2004-10-10 20:18:30 | 絵本と児童文学
[184] 絵本の扉を開く-その3 (2004年10月10日 (日) 20時18分)

始めは、絵本を記憶にとどめることから

②読み聞かせのし合をする

 作品の内容を味わうには、絵本を自分で見るだけでは客観的に深く理解するのは困難です。とかく大人は、すばやく絵本の文字を読んでしますからです。よほど絵本をたくさん読みこなしている人でなければ、読むだけでは自分の理解だけにとどめてしまいます。
 絵本は、絵と音声を伴った言葉、つまり語りが同時に味わうことが生命と言ってもよいものです。ですから文字を読めても、他人から読んでもらうことが重要です。
 そのために大人どうしで読み聞かせをし合う機会をつくるようにしたいものです。読み聞かせをしてもらうと、自分で読むとは違ったことに気づき、絵本を対象化してみることができます。絵と言葉の兼ね合いは、制作技法はどうなっているか、テーマ性読み取る、子どもはどのように味わうだろう、といったことへも思いをはせることができ、大いに役立ちます。
 改めて強調しておきたいのは、読み聞かせは文字の読めない人(子ども)への代読ではない、ということです。文字を読めるか読めないにかかわらず、絵本を深く味わいあるいは読み解くために読み聞かせをしてもらうことは必要なことなのです。また何歳であっても読み聞かせをしてもらうことは心地よいことはいうまでもありません。
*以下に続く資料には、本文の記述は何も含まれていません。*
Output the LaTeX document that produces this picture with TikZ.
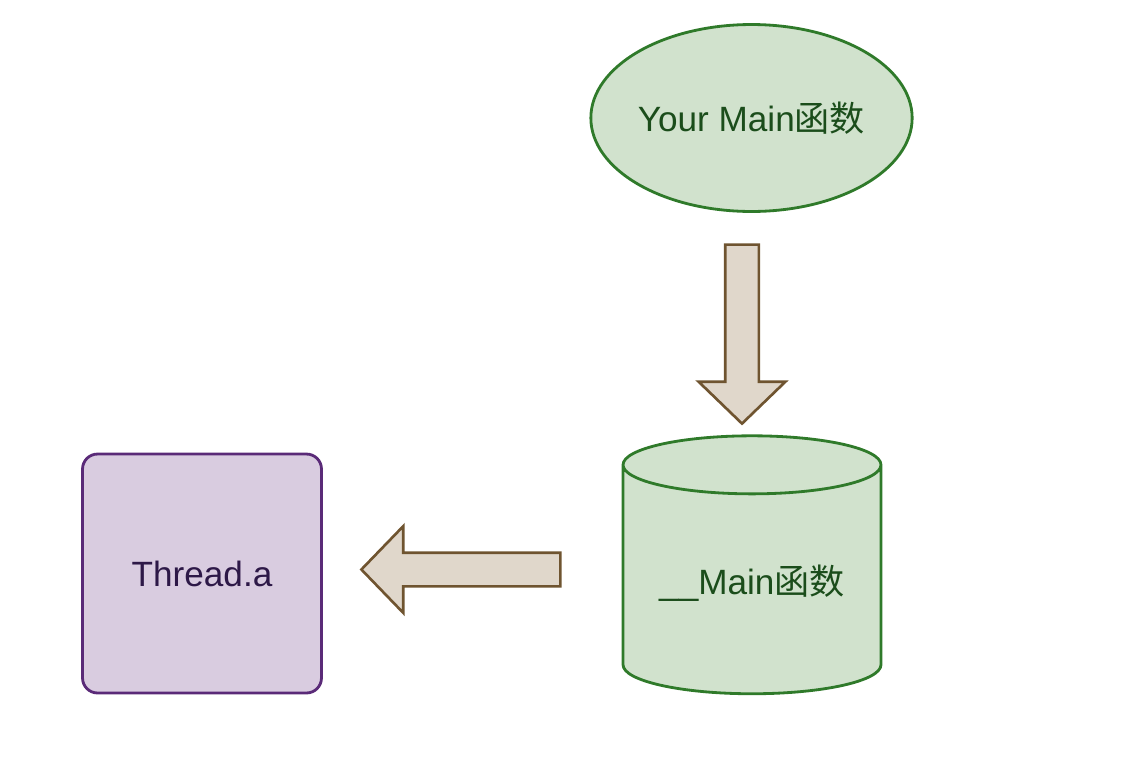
\documentclass[tikz,border=0pt]{standalone}
\usepackage{fontspec}
\setmainfont{Liberation Sans}
\newfontfamily\cjk{Noto Sans CJK SC}
\usetikzlibrary{shapes.geometric,shapes.arrows}
\definecolor{mainfill}{HTML}{D1E2CD}
\definecolor{maindraw}{HTML}{2F7A2A}
\definecolor{maintext}{HTML}{1B4D1B}
\definecolor{arrowfill}{HTML}{E0D7CB}
\definecolor{arrowdraw}{HTML}{6F5430}
\definecolor{threadfill}{HTML}{D9CCE0}
\definecolor{threaddraw}{HTML}{5A2A78}
\definecolor{threadtext}{HTML}{2D1847}
\begin{document}
\begin{tikzpicture}[x=0.02cm,y=-0.02cm,
	bigtext/.style={font=\fontsize{20}{24}\selectfont},
	greenshape/.style={draw=maindraw,fill=mainfill,line width=1.6pt,text=maintext,bigtext},
	blockarrow/.style={single arrow,draw=arrowdraw,fill=arrowfill,line width=1.5pt,
		inner sep=0.31cm,minimum width=1.66cm,single arrow head extend=0.53cm,
		single arrow tip angle=92}]
	\useasboundingbox (0,0) rectangle (1148,778);
	
	\node[greenshape,ellipse,inner sep=0pt,minimum width=6.40cm,minimum height=3.74cm]
		(yourmain) at (751.5,118) {Your Main{\cjk 函数}};
	\node[blockarrow,shape border rotate=270,minimum height=3.58cm]
		(callarrow) at (742,326) {};
	\node[greenshape,cylinder,shape border rotate=90,aspect=0.225,
		inner xsep=2.58cm,inner ysep=0.2cm,minimum height=5.16cm,
		label={[text=maintext,bigtext,yshift=0.22cm]center:\_\_Main{\cjk 函数}}]
		(mainfn) at (752,594.5) {};
	\node[blockarrow,shape border rotate=180,minimum height=3.98cm]
		(linkarrow) at (469,569.5) {};
	\node[draw=threaddraw,fill=threadfill,line width=1.6pt,rounded corners=0.3cm,
		minimum width=4.78cm,minimum height=4.78cm,text=threadtext,bigtext]
		(thread) at (202,573.5) {Thread.a};
	
\end{tikzpicture}
\end{document}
絵本は語りというコミュニケーションと同時にあるものだからです。
 絵本にふれる経験が多くなり、好き嫌いを中心にしなくとも絵本に接近ができるぐらいだと、ひとりで絵本を読み解くことも可能です。その場合、絵から読み解いていくこともやって見ましょう。絵自体で物語を語っている絵本の多いことにも、気づくことでしょう。